Schuldenkrise in Europa Warum China seine Hilfe anbietet

Brüssel (RP). Wen Jiabao inszeniert sich in diesen Tagen gerne als Retter in der Not. Sein Land wolle "eine helfende Hand ausstrecken" und mehr in den europäischen Ländern investieren, will Chinas Ministerpräsident EU-Kommissionschef José Manuel Barroso angeboten haben. Um eine karitative Tat handelt es sich dabei freilich nicht.

 Der chinesische Premier Wen Jiabao inszeniert sich in der europäischen Schuldenkrise als Retter.

Der chinesische Premier Wen Jiabao inszeniert sich in der europäischen Schuldenkrise als Retter.

Foto: epa, dpa

China geht es um den Schutz eigener Investitionen, Wirtschaftsinteressen und die Ausweitung seiner globalen Machtposition. Entsprechend groß ist die Furcht der Europäer vor den möglichen Folgen einer größeren Abhängigkeit von einem Regime, das Menschenrechte mit Füßen tritt. China übernehme mit dem Kauf von Staatsanleihen die EU, und die Europäer verkauften ihre Seele, warnte Deutschlands höchster Vertreter in der EU-Regierungszentrale jüngst in kleiner Runde.

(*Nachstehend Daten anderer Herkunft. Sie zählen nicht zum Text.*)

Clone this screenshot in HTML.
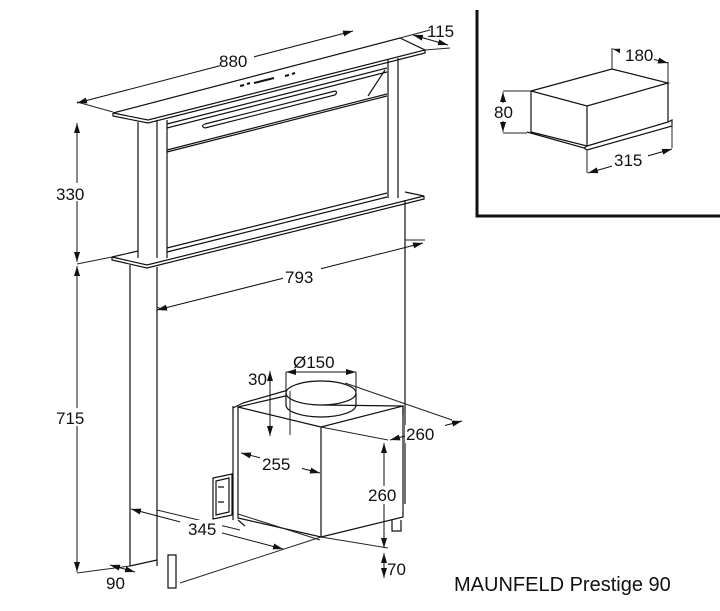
<!DOCTYPE html>
<html><head><meta charset="utf-8"><style>
html,body{margin:0;padding:0;background:#fff}
svg{display:block}
text{font-family:"Liberation Sans",Arial,sans-serif;font-size:17px;fill:#111}
</style></head><body>
<svg width="720" height="611" viewBox="0 0 720 611" xmlns="http://www.w3.org/2000/svg">
<defs>
<marker id="a" viewBox="0 0 10 6" refX="10" refY="3" markerWidth="10" markerHeight="6" orient="auto-start-reverse" markerUnits="userSpaceOnUse"><path d="M0,0L10,3L0,6z" fill="#111"/></marker>
</defs>
<g stroke="#111" stroke-width="1.2" fill="none">
<path d="M113,113L400,38L425,50L148,120Z"/>
<path d="M113,113L113,116L148,123L425,53L425,50"/>
<path d="M138,122V258M167,120V258M157,120V258"/>
<path d="M388,60V198M398,58V198"/>
<path d="M167,124L387,68M167,128L387,72M167,150L387,94M167,152L387,96M167,252L387,197M167,248L387,193"/>
<path d="M368,96L385,70"/>
<path d="M205,124Q200,126 205,128L335,95Q338,92 335,91Z"/>
<path d="M240,86l4,-1M247,84l3,-1M254,83l20,-5M285,76l4,-1M292,74l3,-1" stroke-width="2"/>
<path d="M112,257L147,265L424,196L405,192M112,257L112,260L147,268L424,199L424,196"/>
<path d="M112,257L138,251"/>
<path d="M130,265V566M157,267V566M130,566L157,560M405,200V504"/>
<path d="M238,407L238,518L321,537L321,427Z"/>
<path d="M238,407L320,388M321,427L403,406L403,517L321,537"/>
<path d="M322,405L403,406M233,406L233,520M233,408L243,403"/>
<path d="M243,403L316,382M403,406L403,415"/>
<ellipse cx="321" cy="393" rx="35" ry="12" fill="#fff"/>
<path d="M286,393V405A35,12 0 0 0 356,405V393"/>
<path d="M238,520L245,526M392,520V531H401V520"/>
<path d="M213,478L232,474V515L213,519Z"/>
<path d="M216,481L229,478V512L216,515Z"/>
<path d="M218,487h6M218,502h6"/>
<path d="M168,555V588H176V555Z"/>
</g>
<g stroke="#222" stroke-width="1" fill="none">
<path d="M77,102L113,112M77,264L112,257M77,573L130,566M425,50L450,48M400,38L430,30"/>
<path d="M157,307L163,310M405,240L425,240"/>
<path d="M157,510L240,530M321,537L388,548M180,583L321,537M321,427L388,440M290,391V435M345,383L452,420M403,506V512"/>
<path d="M238,514L320,540"/>
</g>
<g stroke="#111" stroke-width="1" fill="none">
<line x1="77" y1="103" x2="353" y2="31" marker-start="url(#a)" marker-end="url(#a)"/>
<line x1="413" y1="35" x2="448" y2="45" marker-start="url(#a)" marker-end="url(#a)"/>
<line x1="77" y1="123" x2="77" y2="262" marker-start="url(#a)" marker-end="url(#a)"/>
<line x1="77" y1="266" x2="77" y2="572" marker-start="url(#a)" marker-end="url(#a)"/>
<line x1="157" y1="310" x2="423" y2="243" marker-start="url(#a)" marker-end="url(#a)"/>
<line x1="131" y1="509" x2="283" y2="549" marker-start="url(#a)" marker-end="url(#a)"/>
<line x1="110" y1="565" x2="135" y2="572" marker-start="url(#a)" marker-end="url(#a)"/>
<line x1="241" y1="453" x2="320" y2="473" marker-start="url(#a)" marker-end="url(#a)"/>
<line x1="384" y1="443" x2="384" y2="548" marker-start="url(#a)" marker-end="url(#a)"/>
<line x1="384" y1="553" x2="384" y2="578" marker-start="url(#a)" marker-end="url(#a)"/>
<line x1="390" y1="440" x2="462" y2="421" marker-start="url(#a)" marker-end="url(#a)"/>
<line x1="270" y1="371" x2="270" y2="436" marker-start="url(#a)" marker-end="url(#a)"/>
<line x1="286" y1="372" x2="356" y2="372" marker-start="url(#a)" marker-end="url(#a)"/>
<line x1="286" y1="372" x2="286" y2="392"/><line x1="356" y1="372" x2="356" y2="392"/>
</g>
<g fill="#fff" stroke="none">
<rect x="220" y="52" width="34" height="18"/>
<rect x="283" y="268" width="38" height="18"/>
<rect x="56" y="183" width="38" height="18"/>
<rect x="56" y="408" width="38" height="18"/>
<rect x="260" y="455" width="42" height="18"/>
<rect x="180" y="520" width="42" height="18"/>
<rect x="364" y="486" width="38" height="18"/>
<rect x="405" y="425" width="40" height="18"/>
</g>
<text x="219" y="67">880</text>
<text x="427" y="37">115</text>
<text x="56" y="200">330</text>
<text x="56" y="424">715</text>
<text x="285" y="283">793</text>
<text x="293" y="368">Ø150</text>
<text x="248" y="385">30</text>
<text x="406" y="440">260</text>
<text x="262" y="470">255</text>
<text x="368" y="501">260</text>
<text x="188" y="535">345</text>
<text x="387" y="575">70</text>
<text x="106" y="589">90</text>
<text x="454" y="591" style="font-size:20px">MAUNFELD Prestige 90</text>
<path d="M477,10V216H720" stroke="#111" stroke-width="3" fill="none"/>
<g stroke="#111" stroke-width="1.2" fill="none">
<path d="M531,91L612,69L668,83L587,106Z"/>
<path d="M531,91V132L587,146V106M668,83V122L587,146"/>
<path d="M527,132L584,148L587,146M584,148L587,150L672,126V120L668,122"/>
</g>
<g stroke="#222" stroke-width="1" fill="none">
<path d="M503,91H531M503,133H527M612,69V48M668,83V62M587,150V173M672,122V148"/>
</g>
<g stroke="#111" stroke-width="1" fill="none">
<line x1="503" y1="92" x2="503" y2="132" marker-start="url(#a)" marker-end="url(#a)"/>
<line x1="613" y1="49" x2="668" y2="63" marker-start="url(#a)" marker-end="url(#a)"/>
<line x1="588" y1="173" x2="672" y2="149" marker-start="url(#a)" marker-end="url(#a)"/>
</g>
<rect x="494" y="103" width="22" height="18" fill="#fff"/>
<rect x="620" y="45" width="34" height="16" fill="#fff"/>
<rect x="612" y="150" width="36" height="18" fill="#fff"/>
<text x="494" y="118">80</text>
<text x="625" y="61">180</text>
<text x="614" y="166">315</text>
</svg>
</body></html>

Die Zahlen sprechen für sich: Mit rund 2,35 Billionen Euro besitzt die Volksrepublik die mit Abstand größten Devisenreserven der Welt. Experten schätzen, dass zwei Drittel in Dollar-Anlagen und ein Viertel in Euro-Papieren stecken.

Direkt die Hand in Unternehmen

In Italien soll Peking in Höhe von etwa vier Prozent der Gesamtschulden engagiert sein, das wären etwa 76 Milliarden Euro. In Spanien, Portugal und Griechenland liegen die Beträge jeweils im einstelligen Milliardenbereich.

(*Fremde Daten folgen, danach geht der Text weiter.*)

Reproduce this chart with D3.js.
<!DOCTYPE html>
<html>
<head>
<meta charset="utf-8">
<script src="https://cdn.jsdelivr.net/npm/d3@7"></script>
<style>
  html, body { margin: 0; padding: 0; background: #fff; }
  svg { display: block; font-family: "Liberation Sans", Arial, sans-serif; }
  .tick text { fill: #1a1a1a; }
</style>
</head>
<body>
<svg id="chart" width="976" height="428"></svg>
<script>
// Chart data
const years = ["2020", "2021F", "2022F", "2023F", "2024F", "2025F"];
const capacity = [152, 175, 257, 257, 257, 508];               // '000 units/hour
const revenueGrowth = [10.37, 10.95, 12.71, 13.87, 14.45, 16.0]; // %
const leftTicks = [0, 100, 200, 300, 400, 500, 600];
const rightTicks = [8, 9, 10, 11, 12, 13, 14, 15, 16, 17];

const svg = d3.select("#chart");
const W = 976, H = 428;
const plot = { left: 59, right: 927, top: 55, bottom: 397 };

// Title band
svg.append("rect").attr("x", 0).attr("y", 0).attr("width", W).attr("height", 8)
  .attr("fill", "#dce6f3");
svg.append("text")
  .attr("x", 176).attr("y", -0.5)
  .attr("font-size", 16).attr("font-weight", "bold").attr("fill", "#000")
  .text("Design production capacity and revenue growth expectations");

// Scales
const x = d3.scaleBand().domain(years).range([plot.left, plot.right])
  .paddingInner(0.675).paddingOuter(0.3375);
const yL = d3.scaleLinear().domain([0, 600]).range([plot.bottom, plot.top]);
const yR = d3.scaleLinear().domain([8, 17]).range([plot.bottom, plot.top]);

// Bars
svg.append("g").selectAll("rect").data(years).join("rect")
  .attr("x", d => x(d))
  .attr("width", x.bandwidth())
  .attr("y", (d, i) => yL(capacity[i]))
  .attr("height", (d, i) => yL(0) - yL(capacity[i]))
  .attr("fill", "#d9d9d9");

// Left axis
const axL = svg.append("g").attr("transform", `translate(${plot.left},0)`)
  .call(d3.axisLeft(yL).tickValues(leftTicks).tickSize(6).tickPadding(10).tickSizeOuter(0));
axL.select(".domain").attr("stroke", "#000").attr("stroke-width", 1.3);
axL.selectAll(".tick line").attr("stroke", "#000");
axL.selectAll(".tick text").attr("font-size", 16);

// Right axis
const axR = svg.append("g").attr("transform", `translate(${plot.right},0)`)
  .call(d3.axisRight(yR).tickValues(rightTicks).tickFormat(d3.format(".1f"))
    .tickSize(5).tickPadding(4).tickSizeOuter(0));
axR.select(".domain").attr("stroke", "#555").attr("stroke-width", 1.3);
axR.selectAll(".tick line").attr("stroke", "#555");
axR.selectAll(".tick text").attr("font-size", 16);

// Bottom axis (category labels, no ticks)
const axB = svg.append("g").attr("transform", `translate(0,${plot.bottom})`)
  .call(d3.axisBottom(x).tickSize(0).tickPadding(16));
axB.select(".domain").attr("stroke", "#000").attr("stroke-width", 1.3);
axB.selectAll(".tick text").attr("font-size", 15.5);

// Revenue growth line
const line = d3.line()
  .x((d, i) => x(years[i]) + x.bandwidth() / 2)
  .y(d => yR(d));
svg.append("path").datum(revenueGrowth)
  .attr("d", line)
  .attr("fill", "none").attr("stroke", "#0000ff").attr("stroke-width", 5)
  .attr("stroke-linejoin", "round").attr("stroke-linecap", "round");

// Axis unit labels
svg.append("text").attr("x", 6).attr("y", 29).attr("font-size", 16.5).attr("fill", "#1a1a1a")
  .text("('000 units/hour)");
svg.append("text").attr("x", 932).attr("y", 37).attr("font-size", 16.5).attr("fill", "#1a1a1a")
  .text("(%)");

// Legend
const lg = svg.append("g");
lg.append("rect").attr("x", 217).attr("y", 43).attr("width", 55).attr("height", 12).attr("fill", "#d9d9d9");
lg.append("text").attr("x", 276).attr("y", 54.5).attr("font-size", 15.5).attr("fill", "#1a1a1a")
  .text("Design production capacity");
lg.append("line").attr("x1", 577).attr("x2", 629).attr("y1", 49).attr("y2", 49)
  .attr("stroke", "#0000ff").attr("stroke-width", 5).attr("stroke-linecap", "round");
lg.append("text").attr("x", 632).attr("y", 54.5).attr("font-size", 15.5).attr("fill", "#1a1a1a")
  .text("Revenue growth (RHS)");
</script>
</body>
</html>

Doch China kauft nicht nur Wertpapiere auf. In Griechenland etwa kontrolliert der chinesische Logistikkonzern Cosco die größten Containerterminals im Hafen von Piräus. Auch Rom verhandelt mit dem chinesischen Staatsfonds (CIC) über Investitionen in italienische Unternehmen.

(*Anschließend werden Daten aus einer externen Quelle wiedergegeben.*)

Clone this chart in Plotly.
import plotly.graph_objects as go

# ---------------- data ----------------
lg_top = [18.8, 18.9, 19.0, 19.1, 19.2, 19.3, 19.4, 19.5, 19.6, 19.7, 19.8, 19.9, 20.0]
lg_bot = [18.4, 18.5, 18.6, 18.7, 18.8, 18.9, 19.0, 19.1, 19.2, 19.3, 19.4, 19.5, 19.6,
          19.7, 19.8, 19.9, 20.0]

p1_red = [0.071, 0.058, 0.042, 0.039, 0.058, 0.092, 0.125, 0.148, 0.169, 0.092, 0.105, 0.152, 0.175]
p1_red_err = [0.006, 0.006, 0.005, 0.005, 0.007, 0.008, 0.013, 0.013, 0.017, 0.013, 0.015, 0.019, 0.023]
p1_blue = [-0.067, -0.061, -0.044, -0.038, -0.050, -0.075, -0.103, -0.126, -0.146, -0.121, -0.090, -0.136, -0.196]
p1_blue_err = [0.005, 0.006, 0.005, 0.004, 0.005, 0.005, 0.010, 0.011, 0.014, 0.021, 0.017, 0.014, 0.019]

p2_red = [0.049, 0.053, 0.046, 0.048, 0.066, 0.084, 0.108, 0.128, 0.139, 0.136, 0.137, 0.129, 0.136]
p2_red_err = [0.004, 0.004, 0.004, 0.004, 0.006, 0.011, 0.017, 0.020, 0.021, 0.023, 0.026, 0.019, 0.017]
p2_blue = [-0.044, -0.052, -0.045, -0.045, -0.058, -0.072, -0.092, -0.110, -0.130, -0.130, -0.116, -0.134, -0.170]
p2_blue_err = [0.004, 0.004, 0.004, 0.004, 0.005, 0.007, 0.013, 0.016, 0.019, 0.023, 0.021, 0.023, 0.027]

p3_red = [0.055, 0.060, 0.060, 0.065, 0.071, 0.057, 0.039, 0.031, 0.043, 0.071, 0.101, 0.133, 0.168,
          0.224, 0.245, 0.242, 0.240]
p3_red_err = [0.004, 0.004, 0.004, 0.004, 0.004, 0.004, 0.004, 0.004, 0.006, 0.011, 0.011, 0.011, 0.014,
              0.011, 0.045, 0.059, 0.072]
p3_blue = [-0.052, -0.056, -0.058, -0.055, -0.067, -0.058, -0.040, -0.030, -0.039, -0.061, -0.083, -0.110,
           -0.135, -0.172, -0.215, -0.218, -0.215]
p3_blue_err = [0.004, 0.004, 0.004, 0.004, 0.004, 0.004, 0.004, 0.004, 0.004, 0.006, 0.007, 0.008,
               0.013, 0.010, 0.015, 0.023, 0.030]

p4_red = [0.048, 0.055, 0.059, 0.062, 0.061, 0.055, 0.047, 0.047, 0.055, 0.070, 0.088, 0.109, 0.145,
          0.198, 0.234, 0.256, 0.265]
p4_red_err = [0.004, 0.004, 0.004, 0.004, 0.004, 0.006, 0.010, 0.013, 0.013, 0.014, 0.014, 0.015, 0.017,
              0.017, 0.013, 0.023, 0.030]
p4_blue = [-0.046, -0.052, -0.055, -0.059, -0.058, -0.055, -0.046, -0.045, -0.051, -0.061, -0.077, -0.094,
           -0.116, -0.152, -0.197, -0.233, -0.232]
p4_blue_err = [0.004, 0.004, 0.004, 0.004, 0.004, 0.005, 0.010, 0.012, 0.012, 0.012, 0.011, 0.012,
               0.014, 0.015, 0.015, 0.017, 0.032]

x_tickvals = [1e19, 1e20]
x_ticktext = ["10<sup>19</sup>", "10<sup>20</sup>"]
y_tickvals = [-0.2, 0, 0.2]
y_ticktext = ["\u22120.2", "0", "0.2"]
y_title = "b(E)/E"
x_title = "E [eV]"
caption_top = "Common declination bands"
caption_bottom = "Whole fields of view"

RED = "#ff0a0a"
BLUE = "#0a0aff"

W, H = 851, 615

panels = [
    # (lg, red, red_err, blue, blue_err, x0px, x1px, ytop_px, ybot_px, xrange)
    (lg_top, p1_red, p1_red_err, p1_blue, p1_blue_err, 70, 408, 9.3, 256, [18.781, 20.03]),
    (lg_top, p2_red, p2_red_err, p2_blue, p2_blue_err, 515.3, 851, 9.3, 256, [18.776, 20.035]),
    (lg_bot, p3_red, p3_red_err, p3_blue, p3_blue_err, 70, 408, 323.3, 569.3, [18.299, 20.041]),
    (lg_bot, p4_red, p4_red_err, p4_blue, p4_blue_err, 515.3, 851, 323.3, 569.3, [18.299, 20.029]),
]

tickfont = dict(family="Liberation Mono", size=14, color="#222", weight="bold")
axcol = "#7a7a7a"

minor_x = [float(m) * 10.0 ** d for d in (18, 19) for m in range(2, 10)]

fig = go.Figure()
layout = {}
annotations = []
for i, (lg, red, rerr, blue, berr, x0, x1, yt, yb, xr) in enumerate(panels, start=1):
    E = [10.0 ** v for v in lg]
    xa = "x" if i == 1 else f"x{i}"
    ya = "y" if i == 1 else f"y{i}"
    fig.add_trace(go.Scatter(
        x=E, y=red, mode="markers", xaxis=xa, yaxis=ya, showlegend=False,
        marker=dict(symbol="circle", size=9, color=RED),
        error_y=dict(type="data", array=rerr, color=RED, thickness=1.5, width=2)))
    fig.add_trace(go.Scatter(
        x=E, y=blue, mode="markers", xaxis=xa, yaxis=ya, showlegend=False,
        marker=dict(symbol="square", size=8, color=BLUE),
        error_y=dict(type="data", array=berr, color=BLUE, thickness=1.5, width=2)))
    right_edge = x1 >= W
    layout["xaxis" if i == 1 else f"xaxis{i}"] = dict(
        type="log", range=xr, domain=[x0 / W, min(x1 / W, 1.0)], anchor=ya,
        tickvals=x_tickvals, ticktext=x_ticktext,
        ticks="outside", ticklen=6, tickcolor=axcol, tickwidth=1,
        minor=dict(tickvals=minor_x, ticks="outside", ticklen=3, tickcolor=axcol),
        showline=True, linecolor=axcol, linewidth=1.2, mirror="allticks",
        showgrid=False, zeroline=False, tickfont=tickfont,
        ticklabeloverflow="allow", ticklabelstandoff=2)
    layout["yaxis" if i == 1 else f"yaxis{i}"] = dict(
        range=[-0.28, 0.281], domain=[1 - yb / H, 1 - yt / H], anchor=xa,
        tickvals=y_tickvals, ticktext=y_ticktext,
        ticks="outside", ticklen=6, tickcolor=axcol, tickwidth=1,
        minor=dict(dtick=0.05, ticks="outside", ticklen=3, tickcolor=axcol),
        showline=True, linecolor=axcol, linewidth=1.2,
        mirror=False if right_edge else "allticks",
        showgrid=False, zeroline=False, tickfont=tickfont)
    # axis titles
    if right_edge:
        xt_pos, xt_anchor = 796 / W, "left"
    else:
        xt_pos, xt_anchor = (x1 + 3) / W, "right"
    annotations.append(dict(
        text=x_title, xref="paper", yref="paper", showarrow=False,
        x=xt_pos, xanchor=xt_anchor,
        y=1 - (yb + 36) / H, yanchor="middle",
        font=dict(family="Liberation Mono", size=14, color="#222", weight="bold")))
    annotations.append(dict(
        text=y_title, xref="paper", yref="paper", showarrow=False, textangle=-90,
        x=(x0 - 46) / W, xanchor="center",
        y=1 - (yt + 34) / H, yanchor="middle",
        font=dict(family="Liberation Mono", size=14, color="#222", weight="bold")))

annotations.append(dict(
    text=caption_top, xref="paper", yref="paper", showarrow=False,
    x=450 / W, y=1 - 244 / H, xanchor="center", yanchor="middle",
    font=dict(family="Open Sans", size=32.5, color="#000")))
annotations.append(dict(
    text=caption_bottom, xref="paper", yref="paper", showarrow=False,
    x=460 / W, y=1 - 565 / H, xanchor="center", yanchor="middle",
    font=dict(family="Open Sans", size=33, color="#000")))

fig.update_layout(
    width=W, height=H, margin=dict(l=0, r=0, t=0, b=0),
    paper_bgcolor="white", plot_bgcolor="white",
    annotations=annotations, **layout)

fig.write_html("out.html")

Es geht um Mitsprache und Märkte

Die EU ist der wichtigste Handelspartner des Exportweltmeisters. Die 27 Mitgliedsländer kauften 2010 chinesische Waren im Wert von 282 Milliarden Euro. Die Exporte nach Europa sind ein Eckpfeiler des chinesischen Wachstums. Nach einem Plus von 10,4 Prozent im vergangenen Jahr erwarten Experten 2011 noch rund neun Prozent.

Peking hat deshalb ein großes Interesse an stabilen Verhältnissen. Und an einem verbessertem Marktzugang. Die EU solle China offiziell als Marktwirtschaft anerkennen, forderte Wen Jiabao ziemlich unverhohlen als Gegenleistung für die finanzielle Hilfe. Dieser Status würde China künftig unter anderem vor Anti-Dumping-Klagen schützen.

Amnesty beunruhigt

"China kann sich nicht isoliert vom Rest der Welt entwickeln, und die Welt braucht auch China für seine Entwicklung", sagte Wen Jiabao am Mittwoch auf einem Wirtschaftsforum im nordostchinesischen Dalian. Viele empfinden das eher als Drohung denn als Beruhigung.

So befürchtet Amnesty International (AI), dass Menschenrechtsfragen künftig in den Hintergrund gedrückt werden könnten. "Es ist zu befürchten, dass Kritik an den Menschenrechten in Zukunft noch leiser geübt wird", sagt AI-China-Experte Dirk Pleiter. "Geraten einzelne EU-Länder in Abhängigkeit von China, wird es schwerer, in der EU eine einheitliche Linie gegenüber der Volksrepublik zu formulieren, Probleme klar anzusprechen und Konflikte auszutragen."